MP blasted for ‘white flight’ comments
NSW Opposition Leader Luke Foley is facing a heavy backlash after suggesting migration was leading to a "white flight" in Sydney.
"I'm particularly concerned about suburbs around Fairfield because they're carrying just a huge burden when it comes to the refugee intake from Syria and Iraq," he told The Daily Telegraph.
"Something like three-quarters of the Syrian and Iraqi refugees are settling around Fairfield. It's all right to come up with a grand gesture of we'll take 10,000 Syrian or Iraqi refugees but where's the practical assistance?"
Social media users were quick to slam his remarks.
"White flight"? Are you kidding me? I'd vote for a really old dish sponge before I support Luke Foley. How disappointing. https://t.co/HBZrlWr6aQ— Shannon Molloy (@sleemol) May 23, 2018
how does luke foley manage to always emerge from the woodwork only to invent the wrong stance on every issue— Alex Bruce-Smith (@alexbrucesmith) May 23, 2018
The thing about Luke Foley’s ‘white flight’ statement this morning is that he could have talked about Western Sydney’s issues due to population changes, but he is the one who used ‘white flight’ he’s the one who spoke about Anglo families. He made it about race. @wendy_harmer— Gentleman of Leisure (@Herr_Benjamin) May 23, 2018
Fairfield mayor Frank Carbone has also dismissed the suggestion multiculturalism was to blame for the city's struggles.
"I think it's poor to suggest it's a racial issue," he told news.com.au. "I don't think Anglo families are fleeing our cities."
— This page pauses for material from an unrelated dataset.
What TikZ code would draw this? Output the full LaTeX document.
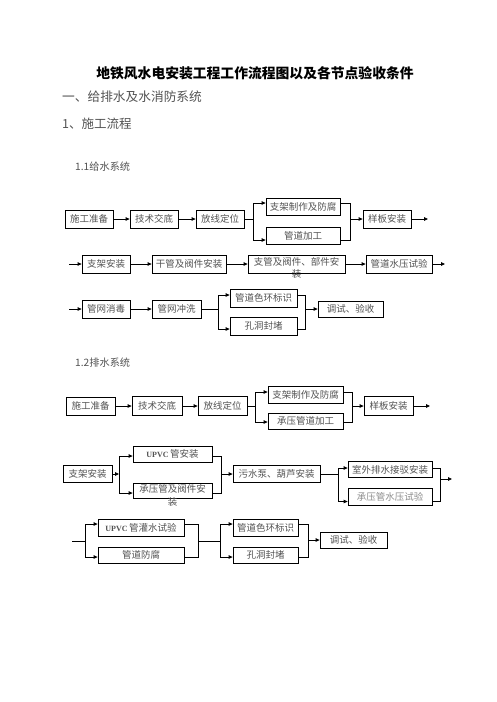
\documentclass[tikz,border=0pt]{standalone}
\usepackage{fontspec}
\newfontfamily\cjk{Noto Sans CJK SC}
\newfontfamily\latinb{Liberation Serif}
\usetikzlibrary{arrows.meta}
\tikzset{
  bx/.style={draw, line width=0.8pt, inner sep=0pt, font=\cjk\fontsize{9.5}{11}\selectfont, text=black!68},
  txt/.style={inner sep=0pt, font=\cjk\fontsize{9.5}{12.5}\selectfont, text=black!68},
  head/.style={inner sep=0pt, anchor=west, text=black!68},
  ln/.style={line width=0.8pt},
  ar/.style={line width=0.8pt, -{Triangle[length=4pt,width=3.6pt]}},
}
\newcommand{\upvc}{{\latinb\bfseries\fontsize{8}{10}\selectfont UPVC}\,}
\begin{document}
\begin{tikzpicture}[x=1pt,y=-1pt]
\useasboundingbox (0,0) rectangle (496,702);
% headings
\node[inner sep=0pt, font=\cjk\bfseries\fontsize{13.8}{16}\selectfont] (title) at (255,73) {地铁风水电安装工程工作流程图以及各节点验收条件};
\node[head, font=\cjk\fontsize{12.7}{15}\selectfont] (h1) at (62,97) {一、给排水及水消防系统};
\node[head, font=\cjk\fontsize{12.5}{15}\selectfont] (h2) at (62,124) {1、施工流程};
\node[head, font=\cjk\fontsize{10.2}{12}\selectfont] (h3) at (75,167) {1.1给水系统};
\node[head, font=\cjk\fontsize{10.2}{12}\selectfont] (h4) at (75,363) {1.2排水系统};

% ---------- Row 1 ----------
\node[bx, minimum width=48pt, minimum height=18pt] (a1) at (89,219) {施工准备};
\node[bx, minimum width=48pt, minimum height=18pt] (a2) at (154,219) {技术交底};
\node[bx, minimum width=48pt, minimum height=18pt] (a3) at (220,219) {放线定位};
\node[bx, minimum width=74pt, minimum height=17pt] (a4) at (303,206.5) {支架制作及防腐};
\node[bx, minimum width=74pt, minimum height=17pt] (a5) at (303,235.5) {管道加工};
\node[bx, minimum width=48pt, minimum height=18pt] (a6) at (387,219) {样板安装};
\coordinate (a1s) at (253,219);
\coordinate (a1m) at (350,219);
\coordinate (a1e) at (428,219);
\draw[ar] (a1) -- (a2);
\draw[ar] (a2) -- (a3);
\draw[ln] (a3) -- (a1s);
\draw[ar] (a1s) |- ([yshift=3.5pt]a4.west);
\draw[ar] (a1s) |- ([yshift=-4.5pt]a5.west);
\draw[ln] ([yshift=3.5pt]a4.east) -| (a1m);
\draw[ln] ([yshift=-4.5pt]a5.east) -| (a1m);
\draw[ar] (a1m) -- (a6);
\draw[ar] (a6) -- (a1e);

% ---------- Row 2 ----------
\coordinate (b0) at (69,264);
\node[bx, minimum width=48pt, minimum height=18pt] (b1) at (106,264) {支架安装};
\node[bx, minimum width=74pt, minimum height=18pt] (b2) at (189,264) {干管及阀件安装};
\node[bx, minimum width=97pt, minimum height=18pt] (b3) at (296.5,264) {};
\node[txt, anchor=north, align=center] (b3t) at ([yshift=-2.5pt]b3.north) {支管及阀件、部件安\\装};
\node[bx, minimum width=66pt, minimum height=18pt] (b4) at (399,264) {管道水压试验};
\coordinate (b5) at (445,264);
\draw[ar] (b0) -- (b1);
\draw[ar] (b1) -- (b2);
\draw[ar] (b2) -- (b3);
\draw[ar] (b3) -- (b4);
\draw[ar] (b4) -- (b5);

% ---------- Row 3 ----------
\coordinate (c0) at (69,309);
\node[bx, minimum width=48pt, minimum height=18pt] (c1) at (106,309) {管网消毒};
\node[bx, minimum width=49pt, minimum height=18pt] (c2) at (176.5,309) {管网冲洗};
\node[bx, minimum width=67pt, minimum height=18pt] (c3) at (263.5,298) {管道色环标识};
\node[bx, minimum width=67pt, minimum height=18pt] (c4) at (263.5,326) {孔洞封堵};
\node[bx, minimum width=65pt, minimum height=16pt] (c5) at (350.5,309) {调试、验收};
\coordinate (c2s) at (218,309);
\coordinate (c2m) at (305,309);
\draw[ar] (c0) -- (c1);
\draw[ar] (c1) -- (c2);
\draw[ln] (c2) -- (c2s);
\draw[ar] (c2s) |- ([yshift=3pt]c3.west);
\draw[ar] (c2s) |- ([yshift=-3pt]c4.west);
\draw[ln] ([yshift=3pt]c3.east) -| (c2m);
\draw[ln] ([yshift=-3pt]c4.east) -| (c2m);
\draw[ar] (c2m) -- (c5);

% ---------- Row 4 ----------
\node[bx, minimum width=49pt, minimum height=18pt] (d1) at (90.5,406) {施工准备};
\node[bx, minimum width=50pt, minimum height=19pt] (d2) at (157,406) {技术交底};
\node[bx, minimum width=49pt, minimum height=19pt] (d3) at (222.5,406) {放线定位};
\node[bx, minimum width=75pt, minimum height=17pt] (d4) at (305.5,394.5) {支架制作及防腐};
\node[bx, minimum width=75pt, minimum height=16pt] (d5) at (305.5,421) {承压管道加工};
\node[bx, minimum width=49pt, minimum height=19pt] (d6) at (388.5,406) {样板安装};
\coordinate (d3s) at (255,406);
\coordinate (d3m) at (352,406);
\coordinate (d7) at (430,406);
\draw[ar] (d1) -- (d2);
\draw[ar] (d2) -- (d3);
\draw[ln] (d3) -- (d3s);
\draw[ar] (d3s) |- ([yshift=2.5pt]d4.west);
\draw[ar] (d3s) |- ([yshift=-1pt]d5.west);
\draw[ln] ([yshift=2.5pt]d4.east) -| (d3m);
\draw[ln] ([yshift=-1pt]d5.east) -| (d3m);
\draw[ar] (d3m) -- (d6);
\draw[ar] (d6) -- (d7);

% ---------- Row 5 ----------
\node[bx, minimum width=49pt, minimum height=17pt] (e1) at (87.5,474) {支架安装};
\node[bx, minimum width=79pt, minimum height=16pt] (e2) at (172.5,454) {\upvc 管安装};
\node[bx, minimum width=79pt, minimum height=15pt] (e3) at (172.5,490.5) {};
\node[txt, anchor=north, align=center] (e3t) at ([yshift=-2pt]e3.north) {承压管及阀件安\\装};
\node[bx, minimum width=87pt, minimum height=17pt] (e4) at (276.5,474) {污水泵、葫芦安装};
\node[bx, minimum width=84pt, minimum height=16pt] (e5) at (390,469.5) {室外排水接驳安装};
\node[bx, minimum width=84pt, minimum height=17pt, text=black!45] (e6) at (390,497) {承压管水压试验};
\coordinate (e1s) at (119,474);
\coordinate (e2m) at (221,474);
\coordinate (e4s) at (338,474);
\coordinate (e5m) at (440,479);
\coordinate (e7) at (452,479);
\draw[ar] (e1) -- (e1s);
\draw[ar] (e1s) |- ([yshift=-2pt]e2.west);
\draw[ar] (e1s) |- ([yshift=-2.5pt]e3.west);
\draw[ln] ([yshift=-2pt]e2.east) -| (e2m);
\draw[ln] ([yshift=-2.5pt]e3.east) -| (e2m);
\draw[ar] (e2m) -- (e4);
\draw[ln] (e4) -- (e4s);
\draw[ar] (e4s) |- ([yshift=1.5pt]e5.west);
\draw[ar] (e4s) |- ([yshift=-4.5pt]e6.west);
\draw[ln] ([yshift=1.5pt]e5.east) -| (e5m);
\draw[ln] ([yshift=-4.5pt]e6.east) -| (e5m);
\draw[ar] (e5m) -- (e7);

% ---------- Row 6 ----------
\coordinate (f0) at (72,541);
\coordinate (f0s) at (85,541);
\node[bx, minimum width=86pt, minimum height=17pt] (f1) at (141,527.5) {\upvc 管灌水试验};
\node[bx, minimum width=86pt, minimum height=16pt] (f2) at (141,555) {管道防腐};
\node[bx, minimum width=65pt, minimum height=17pt] (f3) at (265.5,527.5) {管道色环标识};
\node[bx, minimum width=65pt, minimum height=16pt] (f4) at (265.5,555) {孔洞封堵};
\node[bx, minimum width=67pt, minimum height=16pt] (f5) at (353.5,540) {调试、验收};
\coordinate (f2m) at (198,541);
\coordinate (f3s) at (220,541);
\coordinate (f4m) at (308,540);
\draw[ln] (f0) -- (f0s);
\draw[ar] (f0s) |- ([yshift=3.5pt]f1.west);
\draw[ar] (f0s) |- ([yshift=-2pt]f2.west);
\draw[ln] ([yshift=3.5pt]f1.east) -| (f2m);
\draw[ln] ([yshift=-2pt]f2.east) -| (f2m);
\draw[ln] (f2m) -- (f3s);
\draw[ar] (f3s) |- ([yshift=3.5pt]f3.west);
\draw[ar] (f3s) |- ([yshift=-2pt]f4.west);
\draw[ln] ([yshift=3.5pt]f3.east) -| (f4m);
\draw[ln] ([yshift=-2pt]f4.east) -| (f4m);
\draw[ar] (f4m) -- (f5);
\end{tikzpicture}
\end{document}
But he did agree with the Opposition Leader that it was a mistake to push thousands of refugees into regions without providing job opportunities and infrastructure resources to handle it.
"Sydney took 60 per cent of the total refugee intake. When you talk about putting 7000 extra people in the one location, that's like building a new suburb, and there's a responsibility to put more money into infrastructure, roads, schools and creating job opportunities to do so," he said.
He noted Fairfield had "always opened its doors" to refugees and multiculturalism, but said there weren't enough resources or job opportunities to make the city liveable for the number of people who live there.
"Fairfield has one of the largest industrial precincts in Australia. The challenge is that those blue collar jobs are no longer there. Refugees could have taken those jobs, once upon a time, but they're no longer there. That's the challenge for us."
He also said he's a strong advocate for taking in refugees and dispersing them to regions where there are more job opportunities.
Mr Carbone stressed the government needed to find new ways to provide opportunities to refugees.
"This country has given opportunities to more than four million migrants, and we need to continue to be able to provide those opportunities," he said. "If these people were going to a place like Manly, for example, there'd be more opportunities for employment."
Mr Foley later defended the controversial "white flight" term.
"It's an academic term, it's an identifiable phenomenon in many Western cities that reflects the changing cultural mix of many suburbs," he told ABC radio this morning. "This is a class issue more than a race issue."
Speaking on the Today Show this morning, One Nation leader Pauline Hanson commended Mr Foley for his remarks.
"Twenty years ago, I said there would be places we won't even recognise in Australia. They are forming ghettos.
"People are forced out of the homes they grew up in. Kids don't want to live in these suburbs anymore because they are not assimilating.
"We don't put restrictions on them that they must speak English, they must assimilate into our society and respect our laws and our cultures ... this is why we have problems."
But Mr Foley rejected her endorsement, saying: "I won't have a bar of her divisive race-based politics."
"There are many regions in Australia that are now facing skilled labour shortages and we are working with regional leaders and businesses to find solutions," Citizenship Minister Alan Tudge told news.com.au last week.
"Many migrants are sponsored for permanent residence on the basis of an intent to live and work in regional Australia but don't stay long in the region once they have their permanent visa. This is obviously not ideal and contributes to the labour shortages."
The Minister said he was actively working with his colleagues on solutions to help regional areas to meet labour demands.